Of course, to get the most enjoyment out of Operation Raccoon City, you’ll need to play it online, particularly on Xbox 360. There’s a special ‘Nemesis’ mode that’s exclusive to the 360 version (through paid DLC, naturally), that lets one player work against the team as the badass Nemesis monster. Apart from the campaign co-op, both PS3 and 360 receive a ‘Heroes’ mode (dividing players into two celebrity-filled teams including the lovely Ada Wong and Jill Valentine), ‘Biohazard’ mode, as well as standard Team Attack and Survivors. They work well to change up the action from the co-op campaign, even if they aren’t quite as engaging. There will no doubt be further DLC on the way to expand the co-op action, which will be welcome as the campaign only lasts about five to six hours, and you won’t stick around too much longer for the remaining multiplayer options.

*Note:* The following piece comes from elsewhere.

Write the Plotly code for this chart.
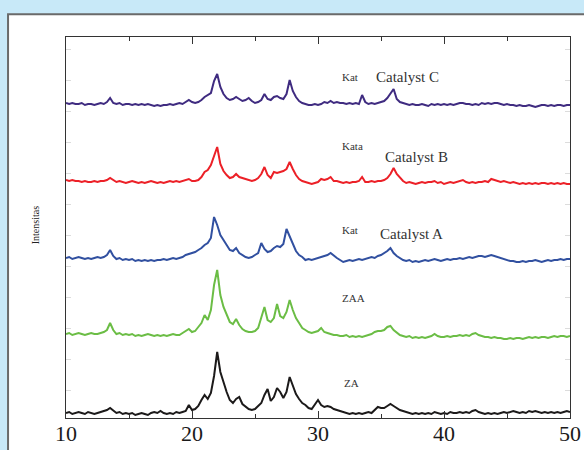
import numpy as np
import plotly.graph_objects as go

# 2-theta grid (degrees), sampled every 0.25 deg from 10 to 50
two_theta = np.linspace(10, 50, 161)

za = [5,6,4,5,6,5,4,6,5,4,5,6,7,8,10,7,5,6,4,5,
      4,5,3,4,5,4,3,5,6,5,7,5,4,5,4,6,5,6,7,13,
      8,9,12,18,23,19,25,42,66,46,35,26,18,15,19,21,14,11,9,8,
      9,12,15,23,29,17,21,30,26,20,26,41,32,24,19,15,13,10,9,14,
      18,13,11,12,11,9,8,7,6,5,4,5,4,5,4,5,6,5,8,11,
      10,10,12,14,12,10,8,7,6,5,4,5,4,5,4,5,4,6,5,4,
      5,4,6,5,5,6,5,6,5,7,8,6,5,4,5,4,5,4,5,6,
      5,6,7,6,5,6,5,7,6,7,6,5,6,5,6,5,6,5,6,7,
      6]

zaa = [6,7,5,6,7,6,5,6,7,6,6,7,8,10,17,10,6,7,5,6,
       5,6,4,5,4,5,6,5,4,5,4,5,4,5,6,5,5,7,9,11,
       8,9,13,17,25,20,30,55,70,45,33,25,18,16,21,15,11,9,8,8,
       9,12,22,33,20,18,22,36,24,22,28,40,30,22,17,12,10,8,7,8,
       9,12,8,7,6,5,5,4,4,5,3,4,3,4,3,4,5,6,8,9,
       9,10,13,14,10,7,5,4,3,4,2,3,2,3,2,3,4,6,4,3,
       3,4,3,4,4,5,4,5,4,6,7,5,4,3,3,2,3,2,2,1,
       1,2,1,2,2,1,2,3,2,3,2,3,3,2,3,4,3,4,4,3,
       4]

cat_a = [5,6,4,5,6,5,4,5,4,5,6,5,6,8,13,7,4,5,3,4,
         3,4,2,3,2,3,2,3,2,3,3,4,3,4,5,4,5,6,8,9,
         10,11,13,15,18,20,25,46,38,28,23,18,13,12,15,10,8,6,5,6,
         8,10,20,14,11,12,15,17,16,19,34,26,18,12,8,6,3,4,3,4,
         5,6,7,8,10,7,5,3,1,2,3,2,3,4,3,4,5,6,5,7,
         8,10,12,15,10,7,5,3,2,3,1,2,1,2,3,2,3,4,3,2,
         3,4,3,4,4,5,4,5,6,5,6,7,7,6,7,8,7,6,5,4,
         3,2,2,1,1,2,1,2,2,3,2,1,2,3,2,3,3,4,3,4,
         4]

cat_b = [6,5,6,5,5,4,5,4,4,5,4,5,5,6,8,6,4,5,4,3,
         4,5,4,3,4,3,4,5,4,3,4,3,4,5,4,5,4,5,6,7,
         5,5,6,9,14,16,21,30,39,22,15,11,8,9,12,9,8,7,6,5,
         6,8,12,19,11,8,14,13,14,15,17,24,17,11,7,5,4,3,2,3,
         4,7,6,7,9,5,5,4,3,4,3,4,4,5,9,4,4,5,4,5,
         5,6,8,12,18,12,8,5,3,4,3,2,3,4,3,4,4,5,3,4,
         2,3,4,3,4,5,6,4,3,4,3,4,4,5,4,7,6,5,4,5,
         4,3,4,3,2,3,2,3,2,3,2,3,3,2,3,2,3,2,3,2,
         2]

cat_c = [6,5,6,5,5,6,4,5,5,4,5,6,5,7,11,6,5,6,4,5,
         5,4,5,4,5,4,5,4,3,4,3,4,4,5,4,5,6,5,7,9,
         7,6,7,9,12,14,16,28,35,22,15,11,9,10,12,10,8,9,11,8,
         6,7,9,15,10,9,12,13,11,10,15,29,18,12,8,6,5,4,4,5,
         4,5,7,6,8,6,7,6,6,5,6,5,6,5,14,7,5,6,5,6,
         7,8,11,16,20,10,7,6,5,4,5,4,4,5,4,3,5,4,5,4,
         5,4,5,4,5,6,6,5,5,4,5,4,6,5,6,5,6,6,5,4,
         5,4,4,3,4,3,3,4,3,2,3,4,4,3,4,3,4,4,3,4,
         4]

series_names = ["ZA", "ZAA", "Catalyst A", "Catalyst B", "Catalyst C"]
series_values = [za, zaa, cat_a, cat_b, cat_c]
stack_offsets = [0, 78, 155, 232, 309]
colors = ["#1c1a1a", "#6bbd45", "#3150a0", "#ec2027", "#3f2b80"]

x_ticks = [10, 20, 30, 40, 50]
x_tick_labels = ["10", "20", "30", "40", "50"]

fig = go.Figure()
for name, vals, off, col in zip(series_names, series_values, stack_offsets, colors):
    fig.add_trace(go.Scatter(
        x=two_theta, y=np.array(vals) + off, mode="lines", name=name,
        line=dict(color=col, width=2), showlegend=False))

serif = "Liberation Serif"
ann = []
small_labels = [("Kat", 31.75, 341), ("Kata", 31.75, 272), ("Kat", 31.75, 188),
                ("ZAA", 31.75, 120), ("ZA", 31.9, 35)]
for t, x, y in small_labels:
    ann.append(dict(x=x, y=y, text=t, showarrow=False, xanchor="left", yanchor="middle",
                    font=dict(family=serif, size=11, color="#333")))
big_labels = [("Catalyst C", 34.44, 341), ("Catalyst B", 35.16, 261), ("Catalyst A", 34.76, 184)]
for t, x, y in big_labels:
    ann.append(dict(x=x, y=y, text=t, showarrow=False, xanchor="left", yanchor="middle",
                    font=dict(family=serif, size=15, color="#333")))
for v, t in zip(x_ticks, x_tick_labels):
    ann.append(dict(x=v, y=-0.041, xref="x", yref="paper", text=t, showarrow=False,
                    xanchor="center", yanchor="middle",
                    font=dict(family=serif, size=22, color="#1a1a1a")))
ann.append(dict(x=-0.0755, y=0.507, xref="paper", yref="paper", text="Intensitas",
                textangle=-90, showarrow=False, font=dict(family=serif, size=10, color="#222")))

fig.update_layout(
    width=584, height=450,
    margin=dict(l=66, r=14, t=37, b=32),
    paper_bgcolor="#c8e9f8",
    plot_bgcolor="white",
    annotations=ann,
    shapes=[dict(type="rect", xref="paper", yref="paper",
                 x0=-0.115, x1=1.1, y0=-0.2, y1=1.06,
                 fillcolor="white", line=dict(color="#6a6a6a", width=2), layer="below")],
    xaxis=dict(range=[10, 50], tickvals=x_ticks, showticklabels=False, ticks="inside", ticklen=7,
               tickcolor="#333", showline=True, linecolor="#333", linewidth=1,
               mirror="ticks", showgrid=False, zeroline=False, automargin=False,
               minor=dict(dtick=5, tick0=10, ticks="inside", ticklen=4, tickcolor="#333")),
    yaxis=dict(range=[0, 381], showticklabels=False, ticks="inside", tick0=28, dtick=31,
               ticklen=5, tickcolor="#dcdcdc", showline=True, linecolor="#333", linewidth=1,
               mirror="ticks", showgrid=False, zeroline=False, automargin=False),
)

fig.write_html("out.html", config={"displayModeBar": False},
               post_script="document.documentElement.style.margin='0';"
                           "document.documentElement.style.overflow='hidden';"
                           "document.body.style.margin='0';"
                           "document.body.style.overflow='hidden';"
                           "document.body.style.background='white';")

While I’ve already mentioned that I didn’t care much for the game’s narrative presentation, Operation Raccoon City’s graphics are serviceable, if a little dreary. It obviously doesn’t have the same production values as something like RE5, but you do get a kick out of seeing updated models for the monsters you’re familiar with, such as the Nemesis. Both the voice acting and music are forgettable, but the sound effects of the various weapons can occasionally have a nice kick to them.
It may seem a little harsh to come down so hard on Operation Raccoon City for just being a standard cover shooter with the Resident Evil licence pasted over it, because that’s all it’s trying to do. It doesn’t seem to have the budget or scope to be anything more, so it settles for sending players on a trip down memory lane with some shooty covery gameplay to give them something to do. But, because of this it’s not going to appeal to many players outside of the Resident Evil fanbase, and even they will find the experience a little too unpolished and generic. Still, the year’s not over for RE fans yet, with another Resident Evil movie andRE6 on the way, so it might be best to wait a few months before handing your money over to Capcom for a better quality product.